"Two for 'Love, Simon' please."
The underpaid high school student swiped my credit card, asked my sister and me to pick our seats, and handed us our tickets. As we walked into the theater, my little sister nudged me and whispered, “Twenty gay-teen.” The usher ripped the stub off of our ticket and gestured behind him, “Theater two.” My sister and I were buzzing with excitement. So excited, in fact, that we danced every step towards the theater.
We found our seats—front row, dead center—and got comfy. My sister leaned over again and both of us chanted the mantra once more: “Twenty gay-teen. Twenty gay-teen. Twenty gay-teen.”
AMC theaters. Friday, March 16, 2018. 5:00pm. The lights dim. My sister squeezes my hand.
At that point, I had absolutely no idea how much this film was going to mean to me. Boy, was I in for a surprise.
I am a gay trans man. That’s a double whammy right there. Not only do people have to understand that my gender assigned at birth is not the gender I am, they also have to understand that I am a man who likes men. Should be easy to explain, right? Well, not really.
See, there is something deep within the core of a human being that likes things the way one currently understands them. Understands such as marriage is between one woman and one man. Gender is black and white. There is no war in Ba Sing Se.
This thinking puts me and millions of other LBGT+ people in a box.
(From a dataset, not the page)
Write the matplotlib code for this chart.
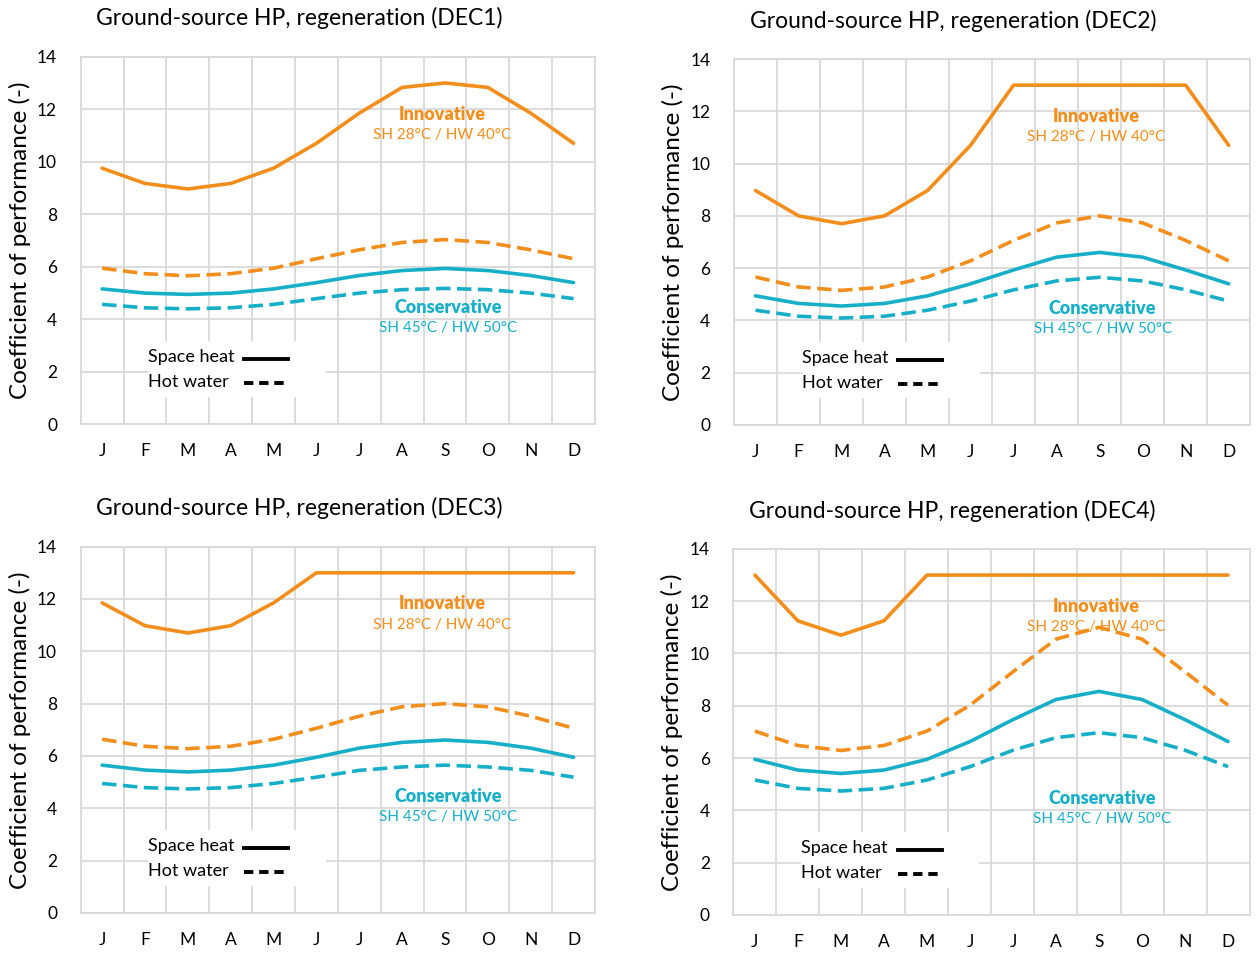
import matplotlib
matplotlib.use("Agg")
import matplotlib.pyplot as plt
from matplotlib.patches import Rectangle

plt.rcParams['font.family'] = ['Lato', 'DejaVu Sans']

months = ["J", "F", "M", "A", "M", "J", "J", "A", "S", "O", "N", "D"]
titles = ["Ground-source HP, regeneration (DEC1)", "Ground-source HP, regeneration (DEC2)",
          "Ground-source HP, regeneration (DEC3)", "Ground-source HP, regeneration (DEC4)"]

# COP per month: innovative / conservative, space heat (sh) and hot water (hw)
dec1_inn_sh = [9.75, 9.17, 8.96, 9.17, 9.75, 10.7, 11.85, 12.83, 13.0, 12.83, 11.85, 10.7]
dec1_inn_hw = [5.94, 5.73, 5.65, 5.73, 5.94, 6.3, 6.64, 6.92, 7.03, 6.92, 6.64, 6.3]
dec1_con_sh = [5.15, 4.99, 4.94, 4.99, 5.15, 5.39, 5.66, 5.85, 5.93, 5.85, 5.66, 5.39]
dec1_con_hw = [4.56, 4.43, 4.39, 4.43, 4.56, 4.78, 4.99, 5.12, 5.17, 5.12, 4.99, 4.78]

dec2_inn_sh = [8.97, 8.0, 7.7, 8.0, 8.97, 10.7, 13.0, 13.0, 13.0, 13.0, 13.0, 10.7]
dec2_inn_hw = [5.66, 5.28, 5.15, 5.28, 5.66, 6.28, 7.06, 7.73, 8.0, 7.73, 7.06, 6.28]
dec2_con_sh = [4.94, 4.65, 4.55, 4.65, 4.94, 5.4, 5.93, 6.42, 6.6, 6.42, 5.93, 5.4]
dec2_con_hw = [4.39, 4.16, 4.09, 4.16, 4.39, 4.74, 5.17, 5.51, 5.65, 5.51, 5.17, 4.74]

dec3_inn_sh = [11.85, 10.98, 10.7, 10.98, 11.85, 13.0, 13.0, 13.0, 13.0, 13.0, 13.0, 13.0]
dec3_inn_hw = [6.64, 6.37, 6.28, 6.37, 6.64, 7.06, 7.52, 7.88, 8.0, 7.88, 7.52, 7.06]
dec3_con_sh = [5.65, 5.46, 5.39, 5.46, 5.65, 5.95, 6.3, 6.52, 6.61, 6.52, 6.3, 5.95]
dec3_con_hw = [4.95, 4.79, 4.74, 4.79, 4.95, 5.19, 5.45, 5.58, 5.65, 5.58, 5.45, 5.19]

dec4_inn_sh = [13.0, 11.25, 10.7, 11.25, 13.0, 13.0, 13.0, 13.0, 13.0, 13.0, 13.0, 13.0]
dec4_inn_hw = [7.03, 6.48, 6.29, 6.48, 7.03, 8.02, 9.3, 10.55, 11.0, 10.55, 9.3, 8.02]
dec4_con_sh = [5.95, 5.54, 5.41, 5.54, 5.95, 6.63, 7.47, 8.24, 8.55, 8.24, 7.47, 6.63]
dec4_con_hw = [5.16, 4.84, 4.74, 4.84, 5.16, 5.67, 6.3, 6.78, 6.97, 6.78, 6.3, 5.67]

panels = [
    (dec1_inn_sh, dec1_inn_hw, dec1_con_sh, dec1_con_hw),
    (dec2_inn_sh, dec2_inn_hw, dec2_con_sh, dec2_con_hw),
    (dec3_inn_sh, dec3_inn_hw, dec3_con_sh, dec3_con_hw),
    (dec4_inn_sh, dec4_inn_hw, dec4_con_sh, dec4_con_hw),
]

orange = "#F28E1C"
cyan = "#17AFC8"
grid = "#D9D9D9"

fig = plt.figure(figsize=(12.59, 9.55), dpi=100)
boxes = [[0.0641, 0.556, 0.4085, 0.3846],
         [0.5830, 0.555, 0.4100, 0.3832],
         [0.0641, 0.044, 0.4085, 0.3836],
         [0.5825, 0.042, 0.4100, 0.3832]]

x = list(range(12))
for box, title, (inn_sh, inn_hw, con_sh, con_hw) in zip(boxes, titles, panels):
    ax = fig.add_axes(box)
    ax.set_xlim(-0.5, 11.5)
    ax.set_ylim(0, 14)
    ax.set_yticks(range(0, 15, 2))
    ax.set_xticks(x)
    ax.set_xticklabels(months)
    ax.set_xticks([i - 0.5 for i in range(13)], minor=True)
    ax.tick_params(axis="both", which="both", length=0, labelsize=12.5)
    ax.tick_params(axis="x", pad=14)
    ax.tick_params(axis="y", pad=17)
    ax.grid(True, axis="y", which="major", color=grid, lw=1.3)
    ax.grid(True, axis="x", which="minor", color=grid, lw=1.3)
    ax.set_axisbelow(True)
    for s in ax.spines.values():
        s.set_color(grid)
        s.set_linewidth(1.3)

    ax.plot(x, inn_sh, color=orange, lw=2.6, zorder=4, solid_capstyle="round")
    ax.plot(x, inn_hw, color=orange, lw=2.6, dashes=(4, 1.8), zorder=4)
    ax.plot(x, con_sh, color=cyan, lw=2.6, zorder=4, solid_capstyle="round")
    ax.plot(x, con_hw, color=cyan, lw=2.6, dashes=(4, 1.8), zorder=4)

    ax.text(7.93, 11.81, "Innovative", color=orange, fontsize=13, fontweight="heavy",
            ha="center", va="center", zorder=6)
    ax.text(7.93, 11.01, "SH 28°C / HW 40°C", color=orange, fontsize=11,
            ha="center", va="center", zorder=6)
    ax.text(8.07, 4.46, "Conservative", color=cyan, fontsize=13, fontweight="heavy",
            ha="center", va="center", zorder=6)
    ax.text(8.07, 3.66, "SH 45°C / HW 50°C", color=cyan, fontsize=11,
            ha="center", va="center", zorder=6)

    # legend block: white patch over the grid, labels with line samples on the right
    ax.add_patch(Rectangle((1.07, 1.03), 4.15, 2.13, facecolor="white", edgecolor="none", zorder=3))
    ax.text(1.07, 2.55, "Space heat", fontsize=13, ha="left", va="center", zorder=5)
    ax.text(1.07, 1.6, "Hot water", fontsize=13, ha="left", va="center", zorder=5)
    ax.plot([3.32, 4.34], [2.48, 2.48], color="black", lw=2.8, zorder=5)
    ax.plot([3.32, 4.34], [1.56, 1.56], color="black", lw=2.8, dashes=(2.4, 1.5), zorder=5)

    ax.set_ylabel("Coefficient of performance (-)", fontsize=17.5)
    ax.yaxis.set_label_coords(-0.097, 0.5)
    ax.text(0.424, 1.105, title, transform=ax.transAxes, fontsize=16.5,
            ha="center", va="center")

plt.savefig("out.png", dpi=100)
People usually don’t like having their understandings of the way the world works challenged. When they see something that goes against these understandings, they resist.
Facing this potential resistance has been my biggest fear for years. I didn’t let myself be open. I hid. I refused to be vulnerable.
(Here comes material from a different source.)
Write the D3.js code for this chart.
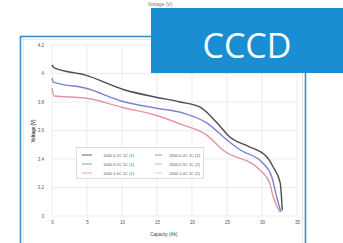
<!DOCTYPE html>
<html><head><meta charset="utf-8">
<script src="https://cdn.jsdelivr.net/npm/d3@7/dist/d3.min.js"></script>
<style>body{margin:0;background:#fff;}svg{display:block;}</style>
</head><body>
<script>
const xTicks = [0, 5, 10, 15, 20, 25, 30, 35];
const yTicks = [3, 3.2, 3.4, 3.6, 3.8, 4, 4.2];
const seriesNames = ["1000 0.2C 1C (1)", "1000 0.5C 1C (1)", "1000 1.0C 1C (1)"];
const seriesNames2 = ["2000 0.2C 1C (2)", "2000 0.5C 1C (2)", "2000 1.0C 1C (2)"];
const seriesColors = ["#3a3a3a", "#6f74d0", "#e08a99"];
const capBlack = [0, 0.3, 4.7, 10.4, 14.7, 18.3, 21.1, 23.6, 25.4, 28, 30.7, 31.6, 32.6, 32.9];
const voltBlack = [4.06, 4.04, 3.99, 3.884, 3.835, 3.80, 3.765, 3.653, 3.554, 3.49, 3.414, 3.344, 3.232, 3.04];
const capBlue = [0, 0.2, 4.7, 10.4, 14.7, 18.7, 22.1, 25, 26.9, 30.1, 31.4, 32.1, 32.7];
const voltBlue = [3.968, 3.94, 3.898, 3.80, 3.758, 3.723, 3.653, 3.533, 3.463, 3.372, 3.274, 3.133, 3.028];
const capRed = [0, 0.3, 4.7, 10.4, 14.7, 18.7, 22.1, 24.4, 29.7, 31.1, 31.6, 32.6];
const voltRed = [3.898, 3.842, 3.828, 3.758, 3.709, 3.639, 3.568, 3.463, 3.323, 3.232, 3.133, 3.028];

const W = 343, H = 243;
const svg = d3.select("body").append("svg").attr("width", W).attr("height", H);
const x = d3.scaleLinear().domain([0, 35]).range([52, 297]);
const y = d3.scaleLinear().domain([3, 4.2]).range([216, 45]);

// faint top text
svg.append("text").attr("x", 160).attr("y", 6).attr("text-anchor", "middle")
  .attr("font-family", "Liberation Sans, Arial").attr("font-size", 5).attr("fill", "#777").text("Voltage (V)");

// outer frame
svg.append("rect").attr("x", 20.5).attr("y", 36.5).attr("width", 285).attr("height", 220)
  .attr("fill", "none").attr("stroke", "#3d8cc4").attr("stroke-width", 1.6);
svg.append("rect").attr("x", 23.5).attr("y", 39.5).attr("width", 279).attr("height", 214)
  .attr("fill", "none").attr("stroke", "#d8e4ee").attr("stroke-width", 0.8);

// gridlines
const g = svg.append("g");
g.selectAll(".vx").data(xTicks).join("line")
  .attr("x1", d => x(d)).attr("x2", d => x(d)).attr("y1", 45).attr("y2", 216)
  .attr("stroke", "#e4e4e4").attr("stroke-width", 0.7);
g.selectAll(".hy").data(yTicks).join("line")
  .attr("x1", 52).attr("x2", 297).attr("y1", d => y(d)).attr("y2", d => y(d))
  .attr("stroke", "#e4e4e4").attr("stroke-width", 0.7);

// axes
const xAxis = d3.axisBottom(x).tickValues(xTicks).tickSize(0).tickPadding(5);
const yAxis = d3.axisLeft(y).tickValues(yTicks).tickSize(0).tickPadding(8).tickFormat(d3.format("~g"));
const gx = svg.append("g").attr("transform", "translate(0,216)").call(xAxis);
const gy = svg.append("g").attr("transform", "translate(52,0)").call(yAxis);
[gx, gy].forEach(a => {
  a.select(".domain").remove();
  a.selectAll("text").attr("font-family", "Liberation Sans, Arial").attr("font-size", 4.5).attr("fill", "#555");
});
svg.append("text").attr("x", 164).attr("y", 236).attr("text-anchor", "middle")
  .attr("font-family", "Liberation Sans, Arial").attr("font-size", 4.5).attr("fill", "#444").text("Capacity (Ah)");
svg.append("text").attr("transform", "translate(35,131) rotate(-90)").attr("text-anchor", "middle")
  .attr("font-family", "Liberation Sans, Arial").attr("font-size", 4.5).attr("font-weight", "bold").attr("fill", "#444").text("Voltage (V)");

// lines
const series = [
  {c: capBlack, v: voltBlack, col: seriesColors[0]},
  {c: capBlue, v: voltBlue, col: seriesColors[1]},
  {c: capRed, v: voltRed, col: seriesColors[2]}
];
const line = d3.line().x(d => x(d[0])).y(d => y(d[1])).curve(d3.curveMonotoneX);
series.forEach(s => {
  const pts = s.c.map((c, i) => [c, s.v[i]]);
  svg.append("path").attr("d", line(pts))
    .attr("fill", "none").attr("stroke", s.col).attr("stroke-width", 1.4).attr("opacity", 0.9);
});

// legend
const lg = svg.append("g");
lg.append("rect").attr("x", 76.5).attr("y", 147.5).attr("width", 127).attr("height", 31)
  .attr("fill", "#fff").attr("stroke", "#cfcfcf").attr("stroke-width", 0.7);
seriesNames.forEach((n, i) => {
  const yy = 155 + i * 9;
  lg.append("line").attr("x1", 82).attr("x2", 92).attr("y1", yy).attr("y2", yy).attr("stroke", seriesColors[i]).attr("stroke-width", 0.8);
  lg.append("text").attr("x", 134).attr("y", yy + 1.5).attr("text-anchor", "end")
    .attr("font-family", "Liberation Sans, Arial").attr("font-size", 4).attr("fill", "#555").text(n);
});
seriesNames2.forEach((n, i) => {
  const yy = 155 + i * 9;
  lg.append("line").attr("x1", 155).attr("x2", 162).attr("y1", yy).attr("y2", yy).attr("stroke", seriesColors[i]).attr("stroke-width", 0.8).attr("opacity", 0.6);
  lg.append("text").attr("x", 200).attr("y", yy + 1.5).attr("text-anchor", "end")
    .attr("font-family", "Liberation Sans, Arial").attr("font-size", 4).attr("fill", "#555").text(n);
});

// CCCD banner
svg.append("rect").attr("x", 151).attr("y", 8).attr("width", 192).attr("height", 65).attr("fill", "#1b8dd3");
svg.append("text").attr("x", 247).attr("y", 58).attr("text-anchor", "middle")
  .attr("font-family", "Open Sans, sans-serif").attr("font-size", 34).attr("fill", "#fff").text("CCCD");
</script>
</body></html>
Until I sat in that theater and I watched Simon Spier do exactly what I had been so, so afraid to do. Fifteen minutes into the movie, he acknowledges he’s gay. An hour in, he comes out to his friend. By the end of the movie, he's openly gay.
Sitting there in the theater and hearing Simon acknowledge he's gay, I immediately burst into tears. I didn't stop until the credits rolled. Then, I went home and cried again.
Simon and I have a lot of things in common. We both have a little sister we adore, drive our friends around, and drink way too much iced coffee while gorging on carbs. And we're both gay.
This movie taught me one very important thing: Simon and I are both normal. It's normal to be gay. It's normal to like boys. It's normal for me to love and accept myself.
"Love, Simon" isn't the first gay movie. However, it's the first happy gay movie. It's the first movie that treats being gay as a normal thing, not a tragedy. It's the first movie that I could look on the screen and see me. I have never related to a character as much as I relate to Simon Spier.
"Love, Simon" took my hand and showed me it was OK to open up and allow myself to be who I am. There is nothing about me to be ashamed of, nothing I should have to hide. I am who I am and that's OK. If other people wanted to resist, well, tough for them. "Love, Simon" reminded me that the people who cannot and willingly refuse to understand past their own bigoted views shouldn't have any control over my identity and my own happiness.
This realization was so comforting and so validating that I could not stop the tears from flowing. There's a quote from that movie that will stick with me for the rest of my life:
"You get to be a lot more you than you have been in a while." I'm ready to be me. I'm ready to be the most me I can possibly be.
When the credits started rolling and the lights came back on, my sister and I looked at each other with tear stained eyes. We stood up and embraced each other tightly. We didn't let go until the only noise in the theater was the clean-up crew sweeping stray popcorn into a dustpan. Then, we walked out hand in hand.
"That was the best movie I've ever seen." She laughed.
"Yea." I smiled wider than I had in a long time, "Yea it really was."